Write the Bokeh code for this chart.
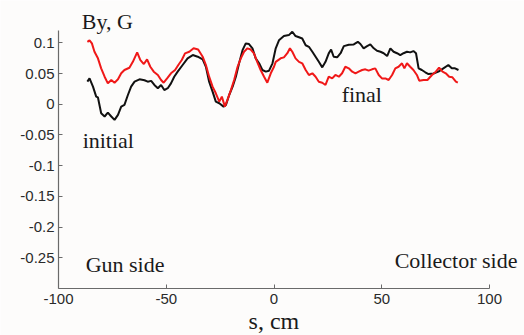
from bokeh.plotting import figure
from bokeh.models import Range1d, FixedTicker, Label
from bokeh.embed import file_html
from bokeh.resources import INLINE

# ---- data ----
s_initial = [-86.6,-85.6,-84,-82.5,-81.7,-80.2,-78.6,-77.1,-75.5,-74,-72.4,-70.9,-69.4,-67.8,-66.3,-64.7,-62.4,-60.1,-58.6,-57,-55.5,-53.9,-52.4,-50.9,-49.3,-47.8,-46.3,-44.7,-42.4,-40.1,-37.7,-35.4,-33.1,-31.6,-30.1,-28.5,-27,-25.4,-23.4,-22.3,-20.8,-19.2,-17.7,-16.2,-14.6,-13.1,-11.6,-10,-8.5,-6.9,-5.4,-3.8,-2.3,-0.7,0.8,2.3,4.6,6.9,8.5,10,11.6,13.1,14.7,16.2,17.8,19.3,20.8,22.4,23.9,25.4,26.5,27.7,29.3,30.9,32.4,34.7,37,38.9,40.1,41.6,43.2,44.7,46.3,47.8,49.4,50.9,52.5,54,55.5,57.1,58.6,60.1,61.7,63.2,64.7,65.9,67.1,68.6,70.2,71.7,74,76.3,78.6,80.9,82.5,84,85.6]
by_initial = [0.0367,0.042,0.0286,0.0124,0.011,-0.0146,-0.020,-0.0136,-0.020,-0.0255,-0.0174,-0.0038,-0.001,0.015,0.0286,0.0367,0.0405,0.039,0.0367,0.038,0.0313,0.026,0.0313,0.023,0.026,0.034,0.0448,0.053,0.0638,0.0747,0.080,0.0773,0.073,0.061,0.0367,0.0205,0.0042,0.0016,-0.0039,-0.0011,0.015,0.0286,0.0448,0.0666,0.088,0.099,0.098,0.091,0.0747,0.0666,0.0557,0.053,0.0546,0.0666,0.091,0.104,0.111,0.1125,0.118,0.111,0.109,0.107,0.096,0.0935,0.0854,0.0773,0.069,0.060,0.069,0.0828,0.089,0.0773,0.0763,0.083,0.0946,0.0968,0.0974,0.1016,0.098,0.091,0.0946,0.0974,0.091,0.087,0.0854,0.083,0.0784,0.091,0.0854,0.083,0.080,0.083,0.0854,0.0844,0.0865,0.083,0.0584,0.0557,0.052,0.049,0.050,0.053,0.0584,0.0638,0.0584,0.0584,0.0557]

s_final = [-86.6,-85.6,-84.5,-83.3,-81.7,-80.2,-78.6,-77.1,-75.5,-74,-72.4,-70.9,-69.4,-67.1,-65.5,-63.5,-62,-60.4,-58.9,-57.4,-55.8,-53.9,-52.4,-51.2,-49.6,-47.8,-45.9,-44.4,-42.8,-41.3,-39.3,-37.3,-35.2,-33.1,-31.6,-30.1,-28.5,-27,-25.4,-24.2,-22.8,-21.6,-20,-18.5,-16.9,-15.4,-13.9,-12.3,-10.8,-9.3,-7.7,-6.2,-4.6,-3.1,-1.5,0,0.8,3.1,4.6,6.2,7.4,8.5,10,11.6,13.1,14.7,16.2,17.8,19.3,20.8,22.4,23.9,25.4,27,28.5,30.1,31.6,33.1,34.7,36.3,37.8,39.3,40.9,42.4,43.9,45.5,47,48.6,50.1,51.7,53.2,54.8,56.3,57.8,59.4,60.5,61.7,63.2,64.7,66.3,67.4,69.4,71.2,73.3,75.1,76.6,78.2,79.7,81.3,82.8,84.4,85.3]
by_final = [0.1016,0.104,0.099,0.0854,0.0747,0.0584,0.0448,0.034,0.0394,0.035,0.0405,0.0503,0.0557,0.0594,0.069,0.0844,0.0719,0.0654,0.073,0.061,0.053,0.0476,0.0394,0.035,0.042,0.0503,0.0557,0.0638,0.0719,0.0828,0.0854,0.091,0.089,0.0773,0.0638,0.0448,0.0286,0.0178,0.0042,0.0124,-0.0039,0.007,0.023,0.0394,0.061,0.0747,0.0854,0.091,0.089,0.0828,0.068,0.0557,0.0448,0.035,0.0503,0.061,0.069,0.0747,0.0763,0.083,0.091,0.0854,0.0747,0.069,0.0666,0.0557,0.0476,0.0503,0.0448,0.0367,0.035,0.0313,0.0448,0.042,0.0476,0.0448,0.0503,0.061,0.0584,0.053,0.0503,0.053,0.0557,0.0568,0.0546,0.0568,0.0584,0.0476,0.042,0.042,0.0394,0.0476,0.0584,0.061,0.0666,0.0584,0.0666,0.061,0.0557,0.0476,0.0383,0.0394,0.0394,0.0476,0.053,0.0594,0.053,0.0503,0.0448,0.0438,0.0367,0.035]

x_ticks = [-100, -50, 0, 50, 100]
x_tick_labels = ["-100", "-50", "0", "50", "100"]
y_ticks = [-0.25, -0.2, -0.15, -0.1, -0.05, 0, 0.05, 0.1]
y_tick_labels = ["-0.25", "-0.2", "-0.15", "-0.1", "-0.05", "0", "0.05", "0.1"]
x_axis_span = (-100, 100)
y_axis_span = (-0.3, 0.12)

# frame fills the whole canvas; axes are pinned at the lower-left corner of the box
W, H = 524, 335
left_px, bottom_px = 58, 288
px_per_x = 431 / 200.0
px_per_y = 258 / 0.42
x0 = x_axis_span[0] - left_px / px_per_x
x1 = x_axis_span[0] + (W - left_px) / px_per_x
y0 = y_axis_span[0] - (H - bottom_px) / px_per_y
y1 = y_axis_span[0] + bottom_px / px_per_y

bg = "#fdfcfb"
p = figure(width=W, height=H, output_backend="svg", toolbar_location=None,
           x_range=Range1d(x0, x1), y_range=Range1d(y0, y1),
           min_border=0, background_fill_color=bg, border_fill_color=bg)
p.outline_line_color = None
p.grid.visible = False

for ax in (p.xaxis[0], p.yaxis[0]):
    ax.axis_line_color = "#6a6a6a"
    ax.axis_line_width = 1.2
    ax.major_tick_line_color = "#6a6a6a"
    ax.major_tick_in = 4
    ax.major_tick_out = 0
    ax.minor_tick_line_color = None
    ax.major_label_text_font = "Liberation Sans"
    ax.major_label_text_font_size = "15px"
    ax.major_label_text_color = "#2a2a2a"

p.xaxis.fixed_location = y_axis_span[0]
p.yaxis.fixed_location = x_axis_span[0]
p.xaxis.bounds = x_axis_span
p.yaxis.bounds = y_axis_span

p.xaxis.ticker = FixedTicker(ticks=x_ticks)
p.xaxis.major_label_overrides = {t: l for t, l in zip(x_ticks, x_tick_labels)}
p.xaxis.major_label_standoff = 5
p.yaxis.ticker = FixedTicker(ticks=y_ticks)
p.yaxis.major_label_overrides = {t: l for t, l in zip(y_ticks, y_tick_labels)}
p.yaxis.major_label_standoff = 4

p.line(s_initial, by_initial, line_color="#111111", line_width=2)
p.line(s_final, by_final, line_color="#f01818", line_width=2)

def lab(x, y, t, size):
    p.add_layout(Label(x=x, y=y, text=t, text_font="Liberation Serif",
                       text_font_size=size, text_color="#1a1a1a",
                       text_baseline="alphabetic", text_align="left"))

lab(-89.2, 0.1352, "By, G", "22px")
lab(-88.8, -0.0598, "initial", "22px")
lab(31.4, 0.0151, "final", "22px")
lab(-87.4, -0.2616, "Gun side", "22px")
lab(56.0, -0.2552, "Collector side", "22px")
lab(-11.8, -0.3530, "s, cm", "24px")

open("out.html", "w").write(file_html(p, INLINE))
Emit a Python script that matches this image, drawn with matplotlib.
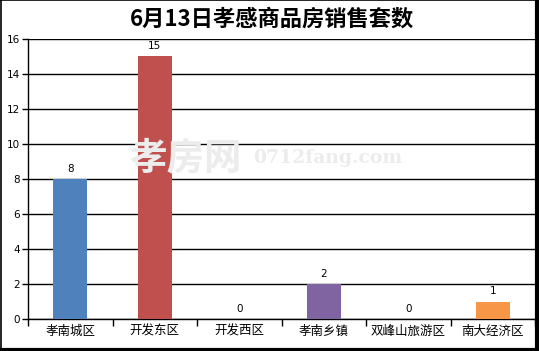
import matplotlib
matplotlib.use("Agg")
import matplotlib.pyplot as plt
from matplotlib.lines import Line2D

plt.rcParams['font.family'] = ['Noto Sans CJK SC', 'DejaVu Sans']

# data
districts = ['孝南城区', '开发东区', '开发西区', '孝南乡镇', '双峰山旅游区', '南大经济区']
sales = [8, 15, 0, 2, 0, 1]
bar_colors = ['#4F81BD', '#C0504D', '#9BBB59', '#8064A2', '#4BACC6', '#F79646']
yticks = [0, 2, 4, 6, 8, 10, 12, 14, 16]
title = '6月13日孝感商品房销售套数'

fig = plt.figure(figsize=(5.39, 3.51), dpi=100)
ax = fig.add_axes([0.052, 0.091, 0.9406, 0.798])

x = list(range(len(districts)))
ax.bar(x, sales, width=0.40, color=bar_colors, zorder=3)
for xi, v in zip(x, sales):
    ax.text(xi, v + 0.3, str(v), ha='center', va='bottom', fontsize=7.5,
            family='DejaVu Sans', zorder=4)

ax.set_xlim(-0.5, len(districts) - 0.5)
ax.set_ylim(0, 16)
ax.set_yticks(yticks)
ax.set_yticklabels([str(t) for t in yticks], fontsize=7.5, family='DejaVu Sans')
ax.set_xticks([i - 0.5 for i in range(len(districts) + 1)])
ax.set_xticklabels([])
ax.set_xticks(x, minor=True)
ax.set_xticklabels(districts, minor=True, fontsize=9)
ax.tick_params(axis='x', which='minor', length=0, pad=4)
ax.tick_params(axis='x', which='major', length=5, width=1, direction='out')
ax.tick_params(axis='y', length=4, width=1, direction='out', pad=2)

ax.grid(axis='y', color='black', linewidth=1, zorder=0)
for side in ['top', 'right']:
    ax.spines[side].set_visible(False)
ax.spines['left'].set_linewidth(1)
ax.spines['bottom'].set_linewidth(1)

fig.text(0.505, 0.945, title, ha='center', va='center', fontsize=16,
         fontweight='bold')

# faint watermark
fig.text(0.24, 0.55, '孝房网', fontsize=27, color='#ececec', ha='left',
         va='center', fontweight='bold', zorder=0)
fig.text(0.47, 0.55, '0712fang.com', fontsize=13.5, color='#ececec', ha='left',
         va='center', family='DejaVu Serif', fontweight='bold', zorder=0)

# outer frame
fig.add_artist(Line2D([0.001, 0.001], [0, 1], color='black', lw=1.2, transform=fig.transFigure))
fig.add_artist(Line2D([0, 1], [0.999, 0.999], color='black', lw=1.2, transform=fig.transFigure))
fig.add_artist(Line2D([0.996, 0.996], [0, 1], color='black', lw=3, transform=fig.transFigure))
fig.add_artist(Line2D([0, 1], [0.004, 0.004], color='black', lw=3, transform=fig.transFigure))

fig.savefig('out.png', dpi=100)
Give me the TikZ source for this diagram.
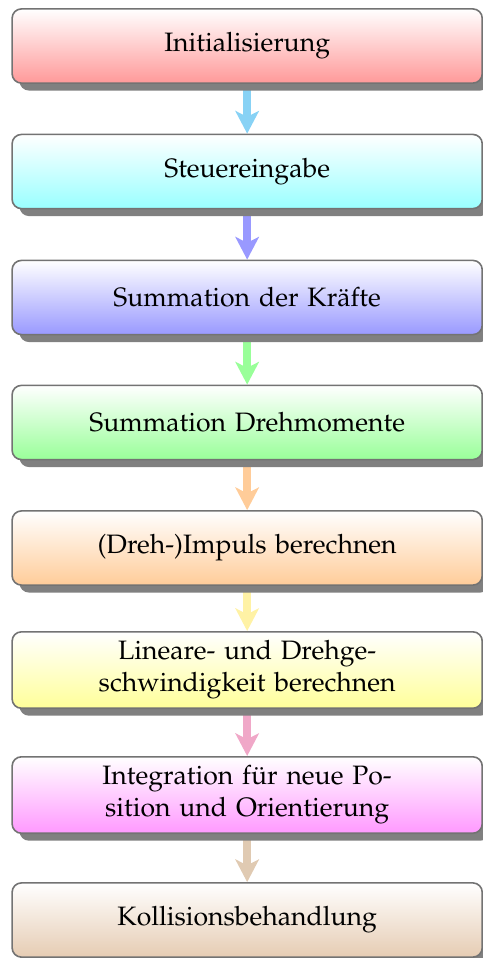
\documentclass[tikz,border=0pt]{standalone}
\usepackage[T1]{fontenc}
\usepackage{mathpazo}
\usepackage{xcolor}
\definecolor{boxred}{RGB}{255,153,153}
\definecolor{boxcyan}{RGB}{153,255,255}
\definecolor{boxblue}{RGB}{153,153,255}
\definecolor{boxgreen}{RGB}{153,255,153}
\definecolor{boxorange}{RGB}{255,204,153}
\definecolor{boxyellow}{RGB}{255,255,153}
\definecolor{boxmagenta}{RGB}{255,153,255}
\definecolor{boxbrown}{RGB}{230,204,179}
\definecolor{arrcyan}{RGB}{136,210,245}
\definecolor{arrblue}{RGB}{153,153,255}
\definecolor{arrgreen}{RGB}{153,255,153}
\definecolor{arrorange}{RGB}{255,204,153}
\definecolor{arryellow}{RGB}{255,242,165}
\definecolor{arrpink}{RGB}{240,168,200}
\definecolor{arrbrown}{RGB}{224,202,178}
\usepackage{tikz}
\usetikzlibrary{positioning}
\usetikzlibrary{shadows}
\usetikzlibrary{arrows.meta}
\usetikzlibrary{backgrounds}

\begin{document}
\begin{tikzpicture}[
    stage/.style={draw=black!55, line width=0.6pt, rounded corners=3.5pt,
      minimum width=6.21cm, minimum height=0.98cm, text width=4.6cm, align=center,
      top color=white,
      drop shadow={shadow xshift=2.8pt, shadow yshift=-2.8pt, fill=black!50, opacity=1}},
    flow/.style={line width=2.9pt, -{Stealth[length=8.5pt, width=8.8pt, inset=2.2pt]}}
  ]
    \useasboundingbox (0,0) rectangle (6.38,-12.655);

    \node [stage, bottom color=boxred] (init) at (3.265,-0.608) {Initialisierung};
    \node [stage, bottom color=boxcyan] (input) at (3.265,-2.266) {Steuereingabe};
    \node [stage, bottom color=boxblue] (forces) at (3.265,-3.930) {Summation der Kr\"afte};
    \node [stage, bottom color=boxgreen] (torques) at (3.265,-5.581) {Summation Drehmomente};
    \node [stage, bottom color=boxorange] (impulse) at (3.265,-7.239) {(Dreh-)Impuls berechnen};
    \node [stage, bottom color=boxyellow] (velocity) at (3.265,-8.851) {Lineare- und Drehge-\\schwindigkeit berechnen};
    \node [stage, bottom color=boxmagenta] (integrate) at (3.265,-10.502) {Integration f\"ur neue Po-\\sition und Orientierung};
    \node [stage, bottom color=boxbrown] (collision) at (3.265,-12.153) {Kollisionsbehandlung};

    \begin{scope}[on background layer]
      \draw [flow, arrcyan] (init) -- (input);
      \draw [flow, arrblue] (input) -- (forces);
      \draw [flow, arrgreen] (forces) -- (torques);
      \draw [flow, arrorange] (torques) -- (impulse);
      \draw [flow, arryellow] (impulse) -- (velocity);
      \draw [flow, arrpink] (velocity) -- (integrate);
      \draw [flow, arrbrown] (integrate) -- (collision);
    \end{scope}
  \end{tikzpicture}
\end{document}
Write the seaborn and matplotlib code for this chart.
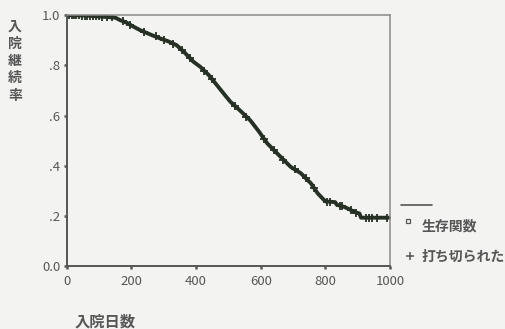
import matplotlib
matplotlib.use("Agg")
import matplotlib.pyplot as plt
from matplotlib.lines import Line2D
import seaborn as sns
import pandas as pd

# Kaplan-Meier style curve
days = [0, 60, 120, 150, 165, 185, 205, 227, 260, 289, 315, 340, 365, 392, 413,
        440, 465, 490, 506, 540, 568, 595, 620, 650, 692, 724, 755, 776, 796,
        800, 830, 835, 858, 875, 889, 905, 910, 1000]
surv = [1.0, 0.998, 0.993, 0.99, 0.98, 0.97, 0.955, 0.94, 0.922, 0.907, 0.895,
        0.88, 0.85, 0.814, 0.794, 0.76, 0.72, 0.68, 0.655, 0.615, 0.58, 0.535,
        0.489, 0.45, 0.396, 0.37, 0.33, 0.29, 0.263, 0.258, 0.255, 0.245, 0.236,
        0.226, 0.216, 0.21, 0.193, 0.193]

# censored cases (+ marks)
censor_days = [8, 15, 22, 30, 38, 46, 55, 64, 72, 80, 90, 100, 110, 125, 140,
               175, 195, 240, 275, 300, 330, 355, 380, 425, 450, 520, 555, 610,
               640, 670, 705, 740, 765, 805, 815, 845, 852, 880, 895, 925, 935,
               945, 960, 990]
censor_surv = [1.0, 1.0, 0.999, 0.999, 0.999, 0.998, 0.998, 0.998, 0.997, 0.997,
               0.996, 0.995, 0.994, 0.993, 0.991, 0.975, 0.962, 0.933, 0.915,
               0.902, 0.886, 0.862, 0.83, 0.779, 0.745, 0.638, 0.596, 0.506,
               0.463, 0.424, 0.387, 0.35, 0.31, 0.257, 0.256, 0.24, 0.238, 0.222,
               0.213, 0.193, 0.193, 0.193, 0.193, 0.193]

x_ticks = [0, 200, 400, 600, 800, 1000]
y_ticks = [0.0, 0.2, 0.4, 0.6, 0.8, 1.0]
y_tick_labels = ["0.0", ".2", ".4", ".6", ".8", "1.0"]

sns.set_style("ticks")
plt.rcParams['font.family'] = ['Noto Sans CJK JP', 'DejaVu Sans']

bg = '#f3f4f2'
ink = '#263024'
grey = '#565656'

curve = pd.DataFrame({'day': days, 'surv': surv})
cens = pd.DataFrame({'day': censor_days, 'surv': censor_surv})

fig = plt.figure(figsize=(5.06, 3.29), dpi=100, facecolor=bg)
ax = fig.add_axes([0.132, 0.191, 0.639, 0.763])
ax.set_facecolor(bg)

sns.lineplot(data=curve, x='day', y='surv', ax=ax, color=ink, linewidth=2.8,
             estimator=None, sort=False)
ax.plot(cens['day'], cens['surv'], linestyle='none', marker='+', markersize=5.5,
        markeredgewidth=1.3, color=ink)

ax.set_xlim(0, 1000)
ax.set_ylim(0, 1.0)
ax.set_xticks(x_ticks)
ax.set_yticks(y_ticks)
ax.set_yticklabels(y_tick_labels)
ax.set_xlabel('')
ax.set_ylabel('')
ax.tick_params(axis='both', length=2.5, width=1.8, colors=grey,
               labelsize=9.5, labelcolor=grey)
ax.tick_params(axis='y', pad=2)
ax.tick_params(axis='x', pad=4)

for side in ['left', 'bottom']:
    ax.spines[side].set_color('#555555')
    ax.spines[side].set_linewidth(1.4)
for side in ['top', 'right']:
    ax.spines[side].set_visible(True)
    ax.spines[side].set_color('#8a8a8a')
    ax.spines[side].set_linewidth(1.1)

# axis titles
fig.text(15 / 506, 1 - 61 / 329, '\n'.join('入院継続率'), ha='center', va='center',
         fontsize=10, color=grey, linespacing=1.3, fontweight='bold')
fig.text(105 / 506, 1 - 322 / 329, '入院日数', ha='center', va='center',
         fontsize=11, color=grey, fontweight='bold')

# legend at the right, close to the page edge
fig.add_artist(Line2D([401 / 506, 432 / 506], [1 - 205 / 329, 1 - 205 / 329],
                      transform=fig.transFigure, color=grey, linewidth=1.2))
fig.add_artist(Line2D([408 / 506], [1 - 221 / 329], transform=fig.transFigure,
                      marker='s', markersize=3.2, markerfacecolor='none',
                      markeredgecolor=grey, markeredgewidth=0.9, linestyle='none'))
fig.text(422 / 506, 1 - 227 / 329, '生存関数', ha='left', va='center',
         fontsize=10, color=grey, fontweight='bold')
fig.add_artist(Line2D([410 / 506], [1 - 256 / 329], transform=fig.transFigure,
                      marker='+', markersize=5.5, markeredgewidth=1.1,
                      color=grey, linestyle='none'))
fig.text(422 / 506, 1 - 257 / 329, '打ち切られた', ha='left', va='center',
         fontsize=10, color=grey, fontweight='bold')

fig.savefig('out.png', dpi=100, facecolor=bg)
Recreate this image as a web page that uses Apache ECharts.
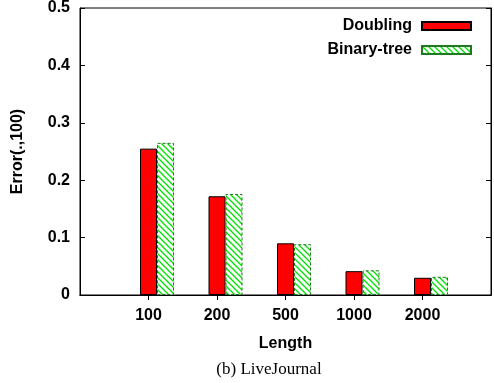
==========
**Written problem:** Your task is to repeat the opening line of the entries above and each line after it, ending with the line that has "from bokeh.resources import INLINE". Do not include the pictures.

**Solution for this task:**
Write the Bokeh code for this chart.
from bokeh.plotting import figure
from bokeh.models import Range1d, FixedTicker, Label
from bokeh.embed import file_html
from bokeh.resources import INLINE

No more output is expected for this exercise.